In the fall of 1829, Boston abolitionist David Walker wrote and published a pamphlet entitled, “Appeal to the Colored Citizens of the World.” In the pamphlet, Walker denounced slavery and encouraged enslaved people to fight for their freedom.

David Walker was born to a free mother and an enslaved father in Wilmington, North Carolina around 1797.  By 1825, Walker had moved to Boston where he ran a clothing shop, and played an important role in Boston's African American community. Walker was active in a wide variety of Boston's African American and abolitionist organizations and wrote for the New York publication, "Freedom's Journal".  In 1829, Walker wrote, "Appeal to the Colored Citizens of the World."  The pamphlet called for the immediate abolition of enslaved African Americans and for their equal rights. It was a daring pamphlet and one that put Walker's life and freedom in jeopardy. 

Walker's Appeal, in Four Articles; Together with a Preamble, to the Coloured Citizens of the World, but in Particular, and Very Expressly, to Those of the United States of America, Written in Boston, State of Massachusetts, September 28, 1829.

Walker smuggled copies of his pamphlet to southern states, using ships leaving from New York and Boston. Soon his writing was being circulated throughout Georgia, Virginia, and North Carolina.

The pamphlet alarmed white slave owners, and they made attempts to silence Walker. They put a price on his head of $10,000, if he was alive, and $1,000 if he was dead.

In February of 1830, Governor William Giles of Virginia sent the below letter to Mayor Harrison Gray Otis of Boston. Previously,  Mayor Otis had spoken against Walker’s abolitionist pamphlet, but had declined to take action against him.  

Letter from Governor Giles of Virginia to Mayor Harrison Otis of Boston, Docket 1830-0045-D, City Council Proceedings, Boston City Archives

Letter from Governor Giles of Virginia to Mayor Harrison Otis of Boston, Docket 1830-0045-D, City Council Proceedings, Boston City Archives

Governor Giles thanked Otis for his words against Walker's pamphlet, writing, “the assurance given in your letter of the feelings and sentiments of absolute detestation, entertained by yourself and the good people of Boston against the fanatical and sanguinary sentiments of the writer of that pamphlet….”

Though the Governor appreciated Otis’ opposition to the pamphlet, he hinted at his annoyance with Boston’s growing abolitionist community. He also wrote, “Permit me Sir, however, to observe; that I see with the most profound sorrow and regret, fanatics of a much higher order….are industriously intermeddling [sic] by wild and impracticable projects to meliorate the condition of slaves in this state….” Pro-slavery Americans saw Boston's abolitionist community, and specifically David Walker, as a growing threat to the slavery system. 
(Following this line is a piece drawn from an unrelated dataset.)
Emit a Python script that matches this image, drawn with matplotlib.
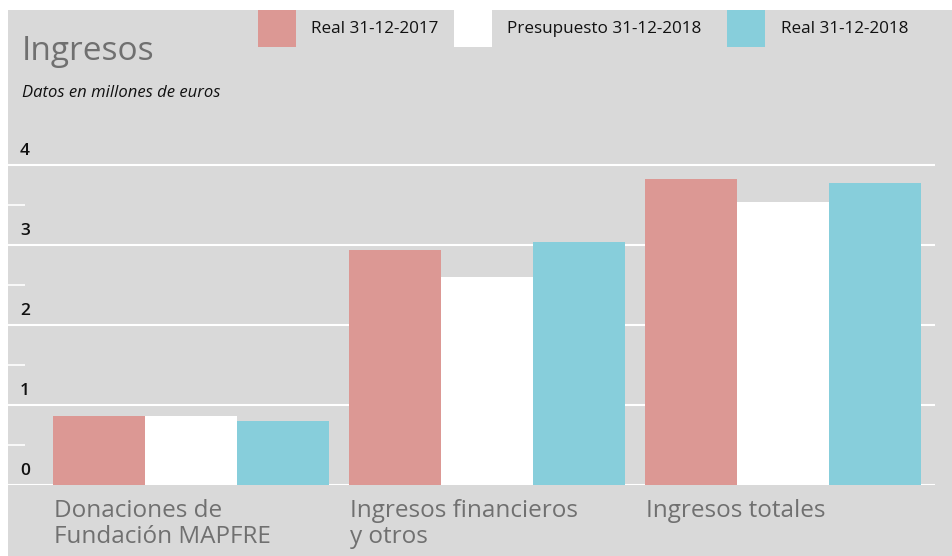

Walker died from tuberculosis shortly after publishing his pamphlet, in August of 1830. However, his writing and legacy lived on.  Walker's "Appeal" influenced the thinking of abolitionists and civil rights activists for years to come. His son, Edward G. Walker, born after his death, carried on his father’s abolitionist work, collaborating with other Boston abolitionists such as Lewis Hayden.  In 1866, Edward Walker became the first man elected to the Massachusetts General Assembly.